Listing:
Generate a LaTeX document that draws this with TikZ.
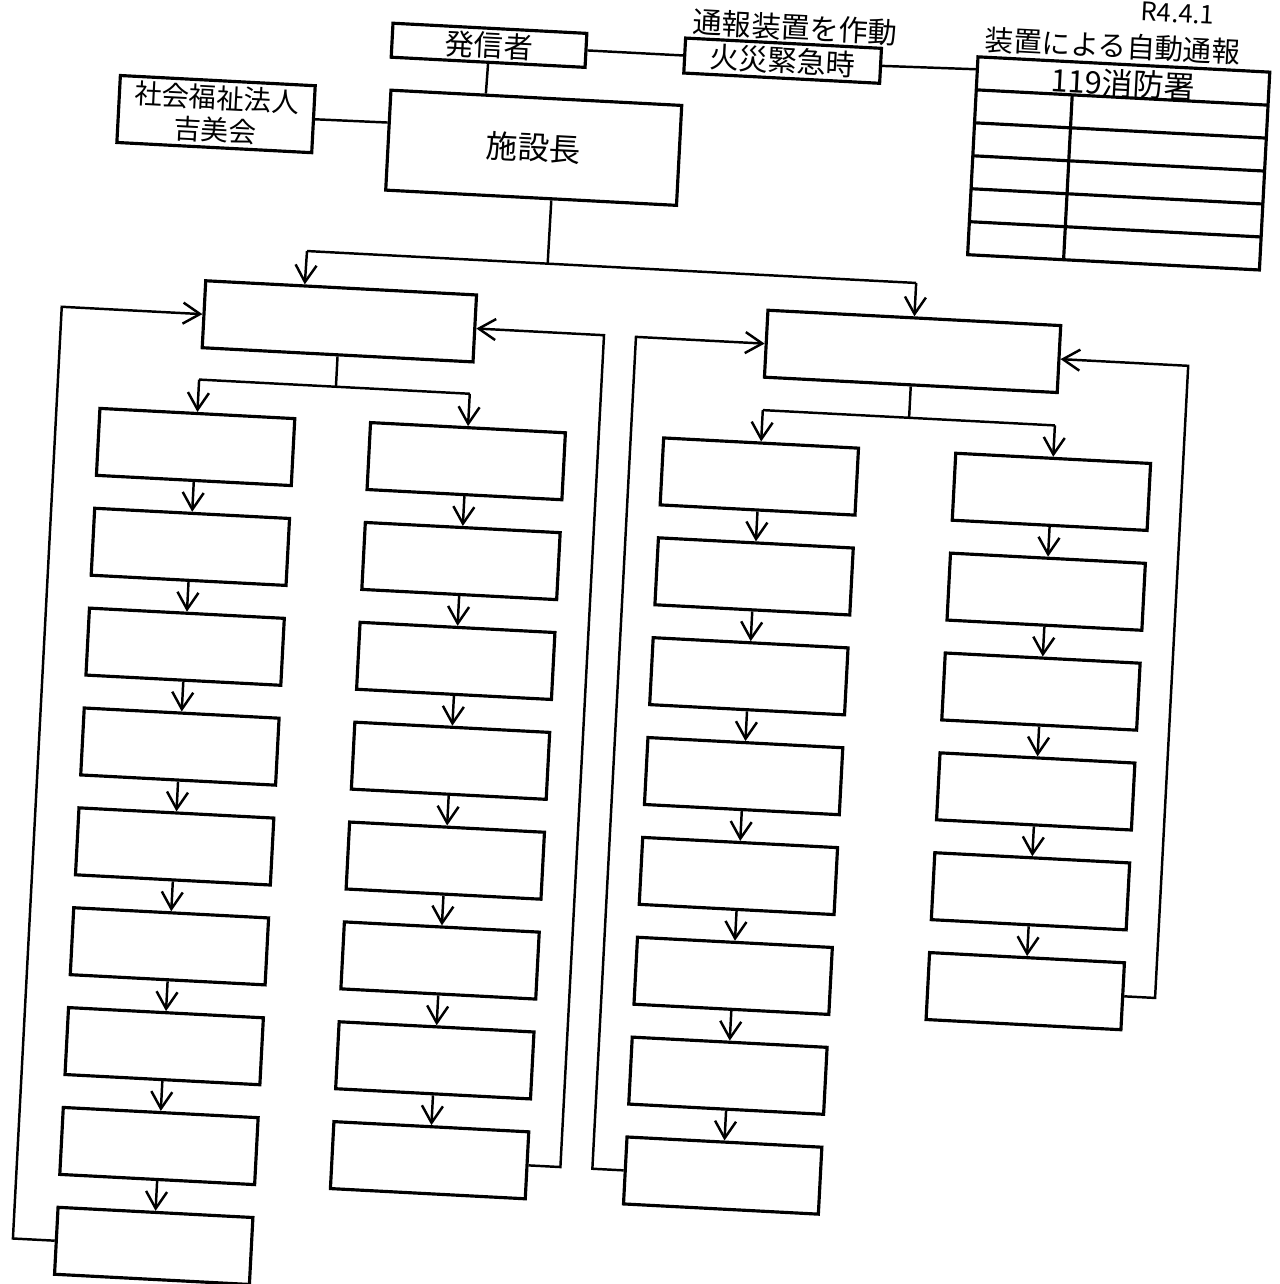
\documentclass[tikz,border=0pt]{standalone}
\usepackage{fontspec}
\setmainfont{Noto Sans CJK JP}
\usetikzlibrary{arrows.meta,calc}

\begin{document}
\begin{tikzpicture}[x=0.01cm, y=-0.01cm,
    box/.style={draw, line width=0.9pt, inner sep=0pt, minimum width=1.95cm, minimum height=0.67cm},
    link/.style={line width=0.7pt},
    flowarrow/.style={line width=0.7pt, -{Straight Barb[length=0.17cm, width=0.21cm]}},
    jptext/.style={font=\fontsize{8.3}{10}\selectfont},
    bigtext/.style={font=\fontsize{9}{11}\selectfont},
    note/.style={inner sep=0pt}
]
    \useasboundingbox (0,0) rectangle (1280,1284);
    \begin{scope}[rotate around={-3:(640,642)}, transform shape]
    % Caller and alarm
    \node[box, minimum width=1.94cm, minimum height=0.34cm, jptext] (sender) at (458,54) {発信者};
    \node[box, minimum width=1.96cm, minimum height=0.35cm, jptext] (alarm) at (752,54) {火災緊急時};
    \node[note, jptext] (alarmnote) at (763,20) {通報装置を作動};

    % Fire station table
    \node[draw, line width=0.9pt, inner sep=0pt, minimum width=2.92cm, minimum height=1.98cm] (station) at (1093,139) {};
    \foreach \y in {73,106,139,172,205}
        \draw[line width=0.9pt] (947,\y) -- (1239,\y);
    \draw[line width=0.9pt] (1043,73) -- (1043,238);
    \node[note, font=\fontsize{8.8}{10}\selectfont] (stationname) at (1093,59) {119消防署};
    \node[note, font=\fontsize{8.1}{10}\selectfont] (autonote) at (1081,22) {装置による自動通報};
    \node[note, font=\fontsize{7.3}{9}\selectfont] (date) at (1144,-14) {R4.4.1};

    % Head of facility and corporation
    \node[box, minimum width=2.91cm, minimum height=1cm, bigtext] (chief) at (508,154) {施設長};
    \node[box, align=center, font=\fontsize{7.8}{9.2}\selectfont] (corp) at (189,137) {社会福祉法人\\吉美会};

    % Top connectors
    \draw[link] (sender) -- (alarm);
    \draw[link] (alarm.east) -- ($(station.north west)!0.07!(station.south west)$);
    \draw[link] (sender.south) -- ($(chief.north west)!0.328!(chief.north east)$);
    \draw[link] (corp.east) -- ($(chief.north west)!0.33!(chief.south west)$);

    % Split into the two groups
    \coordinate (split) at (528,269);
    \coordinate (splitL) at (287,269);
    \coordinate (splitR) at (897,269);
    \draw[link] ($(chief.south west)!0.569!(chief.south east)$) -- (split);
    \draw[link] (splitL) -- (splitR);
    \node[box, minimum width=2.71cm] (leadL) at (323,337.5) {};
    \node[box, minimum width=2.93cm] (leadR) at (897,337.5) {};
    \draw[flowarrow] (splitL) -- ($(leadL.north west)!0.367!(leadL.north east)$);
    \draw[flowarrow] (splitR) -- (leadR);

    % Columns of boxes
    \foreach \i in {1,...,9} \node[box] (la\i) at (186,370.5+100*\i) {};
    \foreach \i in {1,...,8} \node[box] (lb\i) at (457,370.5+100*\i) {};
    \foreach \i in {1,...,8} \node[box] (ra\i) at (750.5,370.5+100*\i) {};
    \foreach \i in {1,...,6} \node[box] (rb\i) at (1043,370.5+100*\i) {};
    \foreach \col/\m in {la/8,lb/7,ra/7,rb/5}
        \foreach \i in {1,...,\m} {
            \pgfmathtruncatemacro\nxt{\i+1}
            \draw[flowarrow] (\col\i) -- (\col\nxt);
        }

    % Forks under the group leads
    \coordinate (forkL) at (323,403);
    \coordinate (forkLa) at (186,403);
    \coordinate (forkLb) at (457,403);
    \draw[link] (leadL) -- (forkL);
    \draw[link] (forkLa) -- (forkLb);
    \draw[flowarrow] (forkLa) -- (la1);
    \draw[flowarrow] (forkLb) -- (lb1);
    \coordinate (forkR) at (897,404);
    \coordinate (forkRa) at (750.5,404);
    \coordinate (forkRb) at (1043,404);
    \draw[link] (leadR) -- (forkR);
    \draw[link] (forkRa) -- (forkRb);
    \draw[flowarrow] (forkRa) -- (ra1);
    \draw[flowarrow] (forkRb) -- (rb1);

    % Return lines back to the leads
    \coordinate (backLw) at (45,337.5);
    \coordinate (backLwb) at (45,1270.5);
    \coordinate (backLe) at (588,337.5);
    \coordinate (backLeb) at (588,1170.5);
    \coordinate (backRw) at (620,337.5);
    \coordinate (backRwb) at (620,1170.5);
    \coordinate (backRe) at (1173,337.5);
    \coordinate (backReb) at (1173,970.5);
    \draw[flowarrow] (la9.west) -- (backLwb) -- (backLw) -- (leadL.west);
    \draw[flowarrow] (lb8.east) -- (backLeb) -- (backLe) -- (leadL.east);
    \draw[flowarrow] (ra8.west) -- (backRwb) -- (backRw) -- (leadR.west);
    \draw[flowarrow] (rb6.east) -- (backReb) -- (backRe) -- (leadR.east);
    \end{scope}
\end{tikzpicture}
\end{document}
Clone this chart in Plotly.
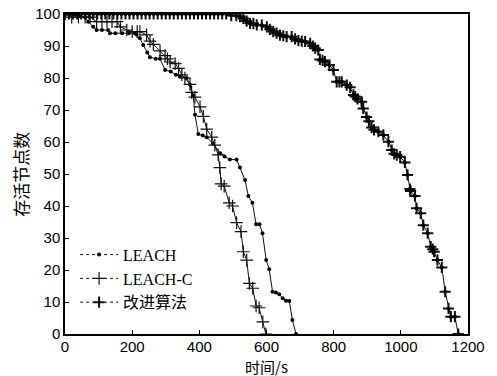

Given task:
Pictures are excluded: retype only the lines from the beginning of the listing above through the line with "(corp) at (189,137)", both included.

Complete answer:
Generate a LaTeX document that draws this with TikZ.
\documentclass[tikz,border=0pt]{standalone}
\usepackage{fontspec}
\setmainfont{Noto Sans CJK JP}
\usetikzlibrary{arrows.meta,calc}

\begin{document}
\begin{tikzpicture}[x=0.01cm, y=-0.01cm,
    box/.style={draw, line width=0.9pt, inner sep=0pt, minimum width=1.95cm, minimum height=0.67cm},
    link/.style={line width=0.7pt},
    flowarrow/.style={line width=0.7pt, -{Straight Barb[length=0.17cm, width=0.21cm]}},
    jptext/.style={font=\fontsize{8.3}{10}\selectfont},
    bigtext/.style={font=\fontsize{9}{11}\selectfont},
    note/.style={inner sep=0pt}
]
    \useasboundingbox (0,0) rectangle (1280,1284);
    \begin{scope}[rotate around={-3:(640,642)}, transform shape]
    % Caller and alarm
    \node[box, minimum width=1.94cm, minimum height=0.34cm, jptext] (sender) at (458,54) {発信者};
    \node[box, minimum width=1.96cm, minimum height=0.35cm, jptext] (alarm) at (752,54) {火災緊急時};
    \node[note, jptext] (alarmnote) at (763,20) {通報装置を作動};

    % Fire station table
    \node[draw, line width=0.9pt, inner sep=0pt, minimum width=2.92cm, minimum height=1.98cm] (station) at (1093,139) {};
    \foreach \y in {73,106,139,172,205}
        \draw[line width=0.9pt] (947,\y) -- (1239,\y);
    \draw[line width=0.9pt] (1043,73) -- (1043,238);
    \node[note, font=\fontsize{8.8}{10}\selectfont] (stationname) at (1093,59) {119消防署};
    \node[note, font=\fontsize{8.1}{10}\selectfont] (autonote) at (1081,22) {装置による自動通報};
    \node[note, font=\fontsize{7.3}{9}\selectfont] (date) at (1144,-14) {R4.4.1};

    % Head of facility and corporation
    \node[box, minimum width=2.91cm, minimum height=1cm, bigtext] (chief) at (508,154) {施設長};
    \node[box, align=center, font=\fontsize{7.8}{9.2}\selectfont] (corp) at (189,137) {社会福祉法人\\吉美会};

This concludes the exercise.